(Reuters) – The European Union on Thursday sharply criticized China’s new cyber security rules, joining a global effort to challenge measures that U.S. and EU companies say could force them out of the Chinese market.
Calling them a “tremendous barrier” for foreign companies competing in the information technology sector, the European Commission said the rules proposed late last year went far beyond other security standards around the world.
“China continues to consider that only Chinese-developed information security technology is regarded as ‘safe’, and applies a concept of ‘national security’ far beyond normal international practice,” the Commission, the EU executive, said in its annual report on trade barriers.

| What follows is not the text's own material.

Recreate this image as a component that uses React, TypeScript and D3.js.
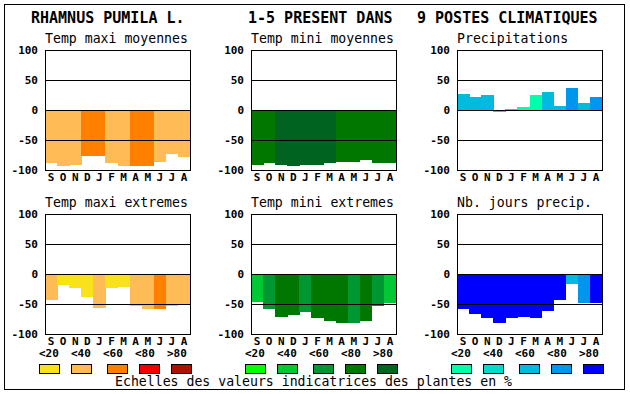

China’s banking regulator has adopted new standards requiring tech products to be “secure and controllable” for use in the financial sector. Those that have not been developed in China must be registered with the government, putting at risk corporate secrets, secure emails and encrypted data.
The United States has led a global push to pressure Beijing to change course, the latest friction in a difficult trade relationship between the West and the world’s no. 2 economy.
“The EU is concerned by the lack of transparency in the development of these measures and by the potential impact on EU companies,” EU trade spokesman Daniel Rosario said.
U.S. President Barack Obama told Reuters this month he had raised the issue with Chinese President Xi Jinping, and a senior U.S. trade official spoke again with Chinese officials during a visit to Beijing last week.
Japan is also concerned, while the EU has spoken to Chinese officials and brought up the issue at a special committee at the World Trade Organization.
In response to the U.S.-led push, China’s foreign ministry said this week that “China’s Internet development must also respect China’s own laws and rules.”
Many European and U.S. companies worry the requirements would be extended to other industries and limit foreign investment in China’s information technology market.
The European Commission’s report follows a letter from European and U.S. companies last month to the Commission asking for help to stop the new rules.
In the Feb. 25 letter, companies said the “worrisome” Chinese regulations “could close the door for many foreign IT companies to the Chinese banking IT market”.
China is a potentially lucrative retail banking market and European companies hope an investment accord being negotiated between Brussels and Beijing will give them greater access.
“We oppose demands to require source codes, backdoors and localization of intellectual property by the Chinese government,” said Christian Borggreen at technology lobbying group Computer & Communications Industry Association, whose members include Google and Microsoft.